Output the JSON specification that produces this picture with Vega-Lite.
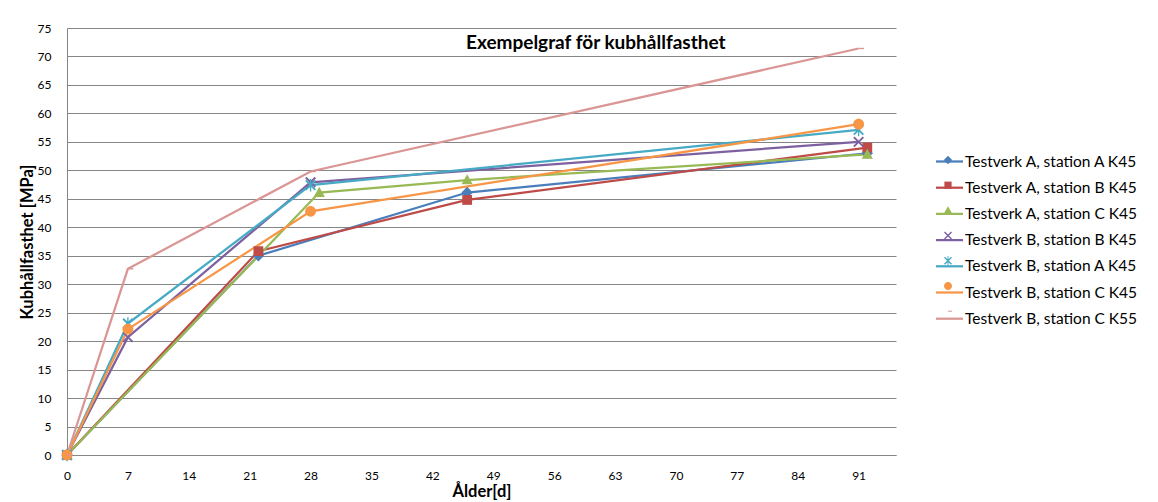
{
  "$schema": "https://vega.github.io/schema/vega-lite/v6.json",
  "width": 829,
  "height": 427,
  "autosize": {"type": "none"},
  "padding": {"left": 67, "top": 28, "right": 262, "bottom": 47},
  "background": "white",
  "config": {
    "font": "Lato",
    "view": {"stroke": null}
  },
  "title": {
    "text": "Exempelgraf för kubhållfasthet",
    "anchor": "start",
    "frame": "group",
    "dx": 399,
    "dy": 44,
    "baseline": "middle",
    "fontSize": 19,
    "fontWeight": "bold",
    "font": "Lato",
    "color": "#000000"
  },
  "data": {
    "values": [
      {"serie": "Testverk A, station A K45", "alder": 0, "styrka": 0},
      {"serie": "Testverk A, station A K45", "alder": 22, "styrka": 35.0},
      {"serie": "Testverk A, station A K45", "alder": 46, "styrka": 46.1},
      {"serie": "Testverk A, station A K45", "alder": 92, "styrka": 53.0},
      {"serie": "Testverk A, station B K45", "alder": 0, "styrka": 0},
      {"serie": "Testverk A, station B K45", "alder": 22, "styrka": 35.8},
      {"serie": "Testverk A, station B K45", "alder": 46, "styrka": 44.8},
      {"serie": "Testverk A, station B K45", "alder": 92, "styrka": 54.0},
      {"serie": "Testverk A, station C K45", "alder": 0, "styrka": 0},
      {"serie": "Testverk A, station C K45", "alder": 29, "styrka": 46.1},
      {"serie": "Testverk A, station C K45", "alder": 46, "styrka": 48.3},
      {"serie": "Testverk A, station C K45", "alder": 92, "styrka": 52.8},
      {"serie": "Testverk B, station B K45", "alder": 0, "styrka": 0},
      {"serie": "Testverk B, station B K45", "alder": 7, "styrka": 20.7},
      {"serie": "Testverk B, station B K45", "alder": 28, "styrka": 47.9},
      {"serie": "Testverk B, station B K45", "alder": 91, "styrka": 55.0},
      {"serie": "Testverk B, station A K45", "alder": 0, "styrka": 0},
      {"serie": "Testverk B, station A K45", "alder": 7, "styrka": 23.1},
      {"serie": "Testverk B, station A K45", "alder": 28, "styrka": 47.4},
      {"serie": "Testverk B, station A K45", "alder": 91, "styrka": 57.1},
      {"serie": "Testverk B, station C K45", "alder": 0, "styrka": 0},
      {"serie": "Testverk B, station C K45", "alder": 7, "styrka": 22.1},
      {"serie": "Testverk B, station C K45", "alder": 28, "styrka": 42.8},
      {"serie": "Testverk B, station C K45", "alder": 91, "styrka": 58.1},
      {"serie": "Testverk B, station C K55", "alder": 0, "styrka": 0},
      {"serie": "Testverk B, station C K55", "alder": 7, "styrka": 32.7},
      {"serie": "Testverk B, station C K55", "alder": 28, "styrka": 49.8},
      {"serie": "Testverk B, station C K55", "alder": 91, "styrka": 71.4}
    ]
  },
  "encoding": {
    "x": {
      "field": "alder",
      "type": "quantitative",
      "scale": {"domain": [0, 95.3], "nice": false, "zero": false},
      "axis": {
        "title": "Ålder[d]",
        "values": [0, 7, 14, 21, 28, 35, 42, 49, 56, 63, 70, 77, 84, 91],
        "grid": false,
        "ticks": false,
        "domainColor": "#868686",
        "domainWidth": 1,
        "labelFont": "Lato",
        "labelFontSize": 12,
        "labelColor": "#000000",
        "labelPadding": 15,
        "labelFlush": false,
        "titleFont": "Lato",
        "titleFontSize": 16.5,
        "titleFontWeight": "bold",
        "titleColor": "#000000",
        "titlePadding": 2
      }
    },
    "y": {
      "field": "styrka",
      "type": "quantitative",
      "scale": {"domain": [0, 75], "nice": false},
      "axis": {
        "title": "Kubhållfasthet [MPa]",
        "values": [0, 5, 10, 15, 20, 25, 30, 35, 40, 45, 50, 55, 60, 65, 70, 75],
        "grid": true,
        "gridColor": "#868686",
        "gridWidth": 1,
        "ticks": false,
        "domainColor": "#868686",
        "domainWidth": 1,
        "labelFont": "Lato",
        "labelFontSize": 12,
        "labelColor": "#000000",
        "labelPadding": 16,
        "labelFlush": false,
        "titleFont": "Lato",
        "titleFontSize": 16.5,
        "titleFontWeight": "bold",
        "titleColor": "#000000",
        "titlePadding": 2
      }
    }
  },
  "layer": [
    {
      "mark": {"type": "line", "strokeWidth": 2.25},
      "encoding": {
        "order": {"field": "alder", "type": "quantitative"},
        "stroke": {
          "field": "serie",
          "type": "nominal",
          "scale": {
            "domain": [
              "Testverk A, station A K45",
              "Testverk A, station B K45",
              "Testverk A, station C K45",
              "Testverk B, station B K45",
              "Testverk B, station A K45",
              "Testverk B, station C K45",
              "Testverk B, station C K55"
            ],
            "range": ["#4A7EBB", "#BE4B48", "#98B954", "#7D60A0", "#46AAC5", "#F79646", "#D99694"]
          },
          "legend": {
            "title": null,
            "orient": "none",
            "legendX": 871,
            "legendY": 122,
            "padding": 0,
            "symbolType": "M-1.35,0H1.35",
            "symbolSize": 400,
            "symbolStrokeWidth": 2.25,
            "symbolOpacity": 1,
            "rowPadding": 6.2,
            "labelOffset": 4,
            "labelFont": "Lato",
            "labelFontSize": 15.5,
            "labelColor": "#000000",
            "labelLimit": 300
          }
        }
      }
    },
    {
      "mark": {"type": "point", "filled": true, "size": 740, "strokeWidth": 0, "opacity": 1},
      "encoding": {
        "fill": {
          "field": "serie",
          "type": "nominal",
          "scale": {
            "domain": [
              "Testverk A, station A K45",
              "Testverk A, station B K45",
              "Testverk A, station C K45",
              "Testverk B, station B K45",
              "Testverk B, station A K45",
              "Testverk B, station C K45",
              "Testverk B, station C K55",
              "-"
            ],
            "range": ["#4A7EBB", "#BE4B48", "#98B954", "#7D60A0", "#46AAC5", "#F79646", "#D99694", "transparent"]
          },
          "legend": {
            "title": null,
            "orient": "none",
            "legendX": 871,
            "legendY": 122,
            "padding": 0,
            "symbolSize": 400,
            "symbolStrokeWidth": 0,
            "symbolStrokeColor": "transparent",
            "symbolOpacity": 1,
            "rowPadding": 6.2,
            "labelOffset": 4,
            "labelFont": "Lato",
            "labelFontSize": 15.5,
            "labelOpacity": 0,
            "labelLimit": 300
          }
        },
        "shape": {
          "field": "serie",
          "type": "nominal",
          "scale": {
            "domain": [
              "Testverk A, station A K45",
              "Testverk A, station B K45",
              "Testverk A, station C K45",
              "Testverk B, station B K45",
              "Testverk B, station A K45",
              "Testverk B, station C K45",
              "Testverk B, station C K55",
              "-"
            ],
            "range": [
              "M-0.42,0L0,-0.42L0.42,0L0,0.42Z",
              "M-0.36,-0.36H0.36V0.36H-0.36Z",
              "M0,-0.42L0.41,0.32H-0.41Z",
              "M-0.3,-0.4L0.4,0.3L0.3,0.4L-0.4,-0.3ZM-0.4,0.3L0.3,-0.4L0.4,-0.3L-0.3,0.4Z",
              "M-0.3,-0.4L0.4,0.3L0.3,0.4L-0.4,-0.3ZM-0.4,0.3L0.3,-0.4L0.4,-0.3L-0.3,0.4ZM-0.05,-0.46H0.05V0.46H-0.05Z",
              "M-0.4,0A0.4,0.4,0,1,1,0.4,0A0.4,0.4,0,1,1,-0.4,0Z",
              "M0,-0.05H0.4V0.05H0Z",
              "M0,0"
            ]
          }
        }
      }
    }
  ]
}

-=-=-=-=-

__EXERCISE TASK__:
Repeat the material above word for word, please, apart from its images.

__EXERCISE ANSWER__:
Output the JSON specification that produces this picture with Vega-Lite.
{
  "$schema": "https://vega.github.io/schema/vega-lite/v6.json",
  "width": 829,
  "height": 427,
  "autosize": {"type": "none"},
  "padding": {"left": 67, "top": 28, "right": 262, "bottom": 47},
  "background": "white",
  "config": {
    "font": "Lato",
    "view": {"stroke": null}
  },
  "title": {
    "text": "Exempelgraf för kubhållfasthet",
    "anchor": "start",
    "frame": "group",
    "dx": 399,
    "dy": 44,
    "baseline": "middle",
    "fontSize": 19,
    "fontWeight": "bold",
    "font": "Lato",
    "color": "#000000"
  },
  "data": {
    "values": [
      {"serie": "Testverk A, station A K45", "alder": 0, "styrka": 0},
      {"serie": "Testverk A, station A K45", "alder": 22, "styrka": 35.0},
      {"serie": "Testverk A, station A K45", "alder": 46, "styrka": 46.1},
      {"serie": "Testverk A, station A K45", "alder": 92, "styrka": 53.0},
      {"serie": "Testverk A, station B K45", "alder": 0, "styrka": 0},
      {"serie": "Testverk A, station B K45", "alder": 22, "styrka": 35.8},
      {"serie": "Testverk A, station B K45", "alder": 46, "styrka": 44.8},
      {"serie": "Testverk A, station B K45", "alder": 92, "styrka": 54.0},
      {"serie": "Testverk A, station C K45", "alder": 0, "styrka": 0},
      {"serie": "Testverk A, station C K45", "alder": 29, "styrka": 46.1},
      {"serie": "Testverk A, station C K45", "alder": 46, "styrka": 48.3},
      {"serie": "Testverk A, station C K45", "alder": 92, "styrka": 52.8},
      {"serie": "Testverk B, station B K45", "alder": 0, "styrka": 0},
      {"serie": "Testverk B, station B K45", "alder": 7, "styrka": 20.7},
      {"serie": "Testverk B, station B K45", "alder": 28, "styrka": 47.9},
      {"serie": "Testverk B, station B K45", "alder": 91, "styrka": 55.0},
      {"serie": "Testverk B, station A K45", "alder": 0, "styrka": 0},
      {"serie": "Testverk B, station A K45", "alder": 7, "styrka": 23.1},
      {"serie": "Testverk B, station A K45", "alder": 28, "styrka": 47.4},
      {"serie": "Testverk B, station A K45", "alder": 91, "styrka": 57.1},
      {"serie": "Testverk B, station C K45", "alder": 0, "styrka": 0},
      {"serie": "Testverk B, station C K45", "alder": 7, "styrka": 22.1},
      {"serie": "Testverk B, station C K45", "alder": 28, "styrka": 42.8},
      {"serie": "Testverk B, station C K45", "alder": 91, "styrka": 58.1},
      {"serie": "Testverk B, station C K55", "alder": 0, "styrka": 0},
      {"serie": "Testverk B, station C K55", "alder": 7, "styrka": 32.7},
      {"serie": "Testverk B, station C K55", "alder": 28, "styrka": 49.8},
      {"serie": "Testverk B, station C K55", "alder": 91, "styrka": 71.4}
    ]
  },
  "encoding": {
    "x": {
      "field": "alder",
      "type": "quantitative",
      "scale": {"domain": [0, 95.3], "nice": false, "zero": false},
      "axis": {
        "title": "Ålder[d]",
        "values": [0, 7, 14, 21, 28, 35, 42, 49, 56, 63, 70, 77, 84, 91],
        "grid": false,
        "ticks": false,
        "domainColor": "#868686",
        "domainWidth": 1,
        "labelFont": "Lato",
        "labelFontSize": 12,
        "labelColor": "#000000",
        "labelPadding": 15,
        "labelFlush": false,
        "titleFont": "Lato",
        "titleFontSize": 16.5,
        "titleFontWeight": "bold",
        "titleColor": "#000000",
        "titlePadding": 2
      }
    },
    "y": {
      "field": "styrka",
      "type": "quantitative",
      "scale": {"domain": [0, 75], "nice": false},
      "axis": {
        "title": "Kubhållfasthet [MPa]",
        "values": [0, 5, 10, 15, 20, 25, 30, 35, 40, 45, 50, 55, 60, 65, 70, 75],
        "grid": true,
        "gridColor": "#868686",
        "gridWidth": 1,
        "ticks": false,
        "domainColor": "#868686",
        "domainWidth": 1,
        "labelFont": "Lato",
        "labelFontSize": 12,
        "labelColor": "#000000",
        "labelPadding": 16,
        "labelFlush": false,
        "titleFont": "Lato",
        "titleFontSize": 16.5,
        "titleFontWeight": "bold",
        "titleColor": "#000000",
        "titlePadding": 2
      }
    }
  },
  "layer": [
    {
      "mark": {"type": "line", "strokeWidth": 2.25},
      "encoding": {
        "order": {"field": "alder", "type": "quantitative"},
        "stroke": {
          "field": "serie",
          "type": "nominal",
          "scale": {
            "domain": [
              "Testverk A, station A K45",
              "Testverk A, station B K45",
              "Testverk A, station C K45",
              "Testverk B, station B K45",
              "Testverk B, station A K45",
              "Testverk B, station C K45",
              "Testverk B, station C K55"
            ],
            "range": ["#4A7EBB", "#BE4B48", "#98B954", "#7D60A0", "#46AAC5", "#F79646", "#D99694"]
          },
          "legend": {
            "title": null,
            "orient": "none",
            "legendX": 871,
            "legendY": 122,
            "padding": 0,
            "symbolType": "M-1.35,0H1.35",
            "symbolSize": 400,
            "symbolStrokeWidth": 2.25,
            "symbolOpacity": 1,
            "rowPadding": 6.2,
            "labelOffset": 4,
            "labelFont": "Lato",
            "labelFontSize": 15.5,
            "labelColor": "#000000",
            "labelLimit": 300
          }
        }
      }
    },
    {
      "mark": {"type": "point", "filled": true, "size": 740, "strokeWidth": 0, "opacity": 1},
      "encoding": {
        "fill": {
          "field": "serie",
          "type": "nominal",
          "scale": {
            "domain": [
              "Testverk A, station A K45",
              "Testverk A, station B K45",
              "Testverk A, station C K45",
              "Testverk B, station B K45",
              "Testverk B, station A K45",
              "Testverk B, station C K45",
              "Testverk B, station C K55",
              "-"
            ],
            "range": ["#4A7EBB", "#BE4B48", "#98B954", "#7D60A0", "#46AAC5", "#F79646", "#D99694", "transparent"]
          },
          "legend": {
            "title": null,
            "orient": "none",
            "legendX": 871,
            "legendY": 122,
            "padding": 0,
            "symbolSize": 400,
            "symbolStrokeWidth": 0,
            "symbolStrokeColor": "transparent",
            "symbolOpacity": 1,
            "rowPadding": 6.2,
            "labelOffset": 4,
            "labelFont": "Lato",
            "labelFontSize": 15.5,
            "labelOpacity": 0,
            "labelLimit": 300
          }
        },
        "shape": {
          "field": "serie",
          "type": "nominal",
          "scale": {
            "domain": [
              "Testverk A, station A K45",
              "Testverk A, station B K45",
              "Testverk A, station C K45",
              "Testverk B, station B K45",
              "Testverk B, station A K45",
              "Testverk B, station C K45",
              "Testverk B, station C K55",
              "-"
            ],
            "range": [
              "M-0.42,0L0,-0.42L0.42,0L0,0.42Z",
              "M-0.36,-0.36H0.36V0.36H-0.36Z",
              "M0,-0.42L0.41,0.32H-0.41Z",
              "M-0.3,-0.4L0.4,0.3L0.3,0.4L-0.4,-0.3ZM-0.4,0.3L0.3,-0.4L0.4,-0.3L-0.3,0.4Z",
              "M-0.3,-0.4L0.4,0.3L0.3,0.4L-0.4,-0.3ZM-0.4,0.3L0.3,-0.4L0.4,-0.3L-0.3,0.4ZM-0.05,-0.46H0.05V0.46H-0.05Z",
              "M-0.4,0A0.4,0.4,0,1,1,0.4,0A0.4,0.4,0,1,1,-0.4,0Z",
              "M0,-0.05H0.4V0.05H0Z",
              "M0,0"
            ]
          }
        }
      }
    }
  ]
}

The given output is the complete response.